### The problem
Restate the data below word for word. Skip any images it contains.

══ Source material ══

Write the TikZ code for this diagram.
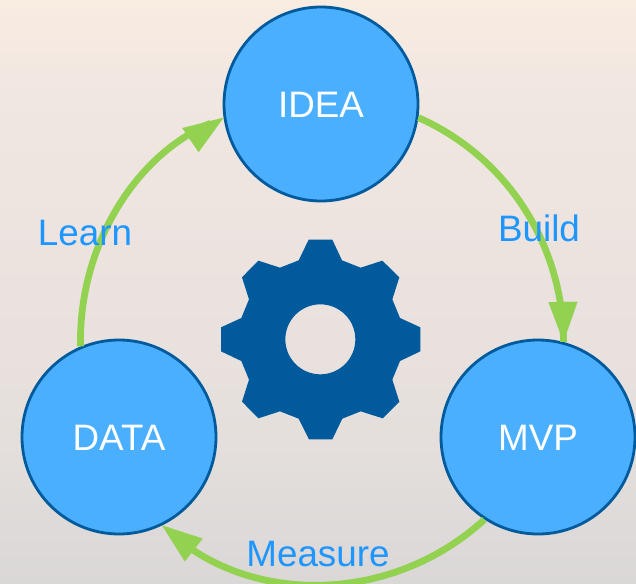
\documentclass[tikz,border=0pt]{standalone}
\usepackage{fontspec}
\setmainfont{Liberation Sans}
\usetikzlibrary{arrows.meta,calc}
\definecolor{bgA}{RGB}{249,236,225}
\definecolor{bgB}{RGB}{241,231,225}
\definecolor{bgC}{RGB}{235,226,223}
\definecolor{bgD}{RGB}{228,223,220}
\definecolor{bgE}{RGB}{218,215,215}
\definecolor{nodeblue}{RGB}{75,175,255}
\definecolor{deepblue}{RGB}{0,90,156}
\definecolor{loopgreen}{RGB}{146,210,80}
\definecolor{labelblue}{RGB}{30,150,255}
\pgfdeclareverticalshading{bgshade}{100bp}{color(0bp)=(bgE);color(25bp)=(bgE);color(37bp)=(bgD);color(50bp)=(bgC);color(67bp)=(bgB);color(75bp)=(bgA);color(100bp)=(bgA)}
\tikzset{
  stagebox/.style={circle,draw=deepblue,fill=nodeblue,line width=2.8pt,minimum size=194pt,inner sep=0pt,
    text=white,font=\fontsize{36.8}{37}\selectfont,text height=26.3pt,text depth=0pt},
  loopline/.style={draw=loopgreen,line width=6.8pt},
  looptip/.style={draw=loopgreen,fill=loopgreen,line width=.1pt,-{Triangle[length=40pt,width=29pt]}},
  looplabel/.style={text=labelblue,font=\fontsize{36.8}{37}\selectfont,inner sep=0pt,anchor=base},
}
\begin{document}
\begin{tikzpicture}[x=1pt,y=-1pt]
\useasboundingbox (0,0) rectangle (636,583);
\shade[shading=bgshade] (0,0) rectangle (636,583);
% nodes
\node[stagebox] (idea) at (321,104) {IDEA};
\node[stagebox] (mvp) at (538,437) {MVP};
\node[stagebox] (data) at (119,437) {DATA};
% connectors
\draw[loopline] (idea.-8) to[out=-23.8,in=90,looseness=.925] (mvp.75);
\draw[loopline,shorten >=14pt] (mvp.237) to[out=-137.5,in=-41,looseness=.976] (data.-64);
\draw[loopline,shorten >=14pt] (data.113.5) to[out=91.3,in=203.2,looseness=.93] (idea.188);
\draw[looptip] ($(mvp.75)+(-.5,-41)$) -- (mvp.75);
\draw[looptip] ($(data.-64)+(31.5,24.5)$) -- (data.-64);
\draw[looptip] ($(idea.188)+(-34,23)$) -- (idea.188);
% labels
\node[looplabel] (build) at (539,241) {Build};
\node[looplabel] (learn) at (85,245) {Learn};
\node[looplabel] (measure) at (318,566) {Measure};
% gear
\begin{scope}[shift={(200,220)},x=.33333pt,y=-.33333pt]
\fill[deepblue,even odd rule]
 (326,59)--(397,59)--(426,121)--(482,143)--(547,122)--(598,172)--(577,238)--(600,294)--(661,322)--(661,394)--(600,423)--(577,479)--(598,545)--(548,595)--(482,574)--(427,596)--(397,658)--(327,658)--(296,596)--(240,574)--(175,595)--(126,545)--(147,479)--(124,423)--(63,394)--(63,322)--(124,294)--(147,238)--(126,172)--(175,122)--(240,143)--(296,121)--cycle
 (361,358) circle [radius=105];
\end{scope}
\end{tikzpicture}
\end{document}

═══

### Solved exercise
Write the TikZ code for this diagram.
\documentclass[tikz,border=0pt]{standalone}
\usepackage{fontspec}
\setmainfont{Liberation Sans}
\usetikzlibrary{arrows.meta,calc}
\definecolor{bgA}{RGB}{249,236,225}
\definecolor{bgB}{RGB}{241,231,225}
\definecolor{bgC}{RGB}{235,226,223}
\definecolor{bgD}{RGB}{228,223,220}
\definecolor{bgE}{RGB}{218,215,215}
\definecolor{nodeblue}{RGB}{75,175,255}
\definecolor{deepblue}{RGB}{0,90,156}
\definecolor{loopgreen}{RGB}{146,210,80}
\definecolor{labelblue}{RGB}{30,150,255}
\pgfdeclareverticalshading{bgshade}{100bp}{color(0bp)=(bgE);color(25bp)=(bgE);color(37bp)=(bgD);color(50bp)=(bgC);color(67bp)=(bgB);color(75bp)=(bgA);color(100bp)=(bgA)}
\tikzset{
  stagebox/.style={circle,draw=deepblue,fill=nodeblue,line width=2.8pt,minimum size=194pt,inner sep=0pt,
    text=white,font=\fontsize{36.8}{37}\selectfont,text height=26.3pt,text depth=0pt},
  loopline/.style={draw=loopgreen,line width=6.8pt},
  looptip/.style={draw=loopgreen,fill=loopgreen,line width=.1pt,-{Triangle[length=40pt,width=29pt]}},
  looplabel/.style={text=labelblue,font=\fontsize{36.8}{37}\selectfont,inner sep=0pt,anchor=base},
}
\begin{document}
\begin{tikzpicture}[x=1pt,y=-1pt]
\useasboundingbox (0,0) rectangle (636,583);
\shade[shading=bgshade] (0,0) rectangle (636,583);
% nodes
\node[stagebox] (idea) at (321,104) {IDEA};
\node[stagebox] (mvp) at (538,437) {MVP};
\node[stagebox] (data) at (119,437) {DATA};
% connectors
\draw[loopline] (idea.-8) to[out=-23.8,in=90,looseness=.925] (mvp.75);
\draw[loopline,shorten >=14pt] (mvp.237) to[out=-137.5,in=-41,looseness=.976] (data.-64);
\draw[loopline,shorten >=14pt] (data.113.5) to[out=91.3,in=203.2,looseness=.93] (idea.188);
\draw[looptip] ($(mvp.75)+(-.5,-41)$) -- (mvp.75);
\draw[looptip] ($(data.-64)+(31.5,24.5)$) -- (data.-64);
\draw[looptip] ($(idea.188)+(-34,23)$) -- (idea.188);
% labels
\node[looplabel] (build) at (539,241) {Build};
\node[looplabel] (learn) at (85,245) {Learn};
\node[looplabel] (measure) at (318,566) {Measure};
% gear
\begin{scope}[shift={(200,220)},x=.33333pt,y=-.33333pt]
\fill[deepblue,even odd rule]
 (326,59)--(397,59)--(426,121)--(482,143)--(547,122)--(598,172)--(577,238)--(600,294)--(661,322)--(661,394)--(600,423)--(577,479)--(598,545)--(548,595)--(482,574)--(427,596)--(397,658)--(327,658)--(296,596)--(240,574)--(175,595)--(126,545)--(147,479)--(124,423)--(63,394)--(63,322)--(124,294)--(147,238)--(126,172)--(175,122)--(240,143)--(296,121)--cycle
 (361,358) circle [radius=105];
\end{scope}
\end{tikzpicture}
\end{document}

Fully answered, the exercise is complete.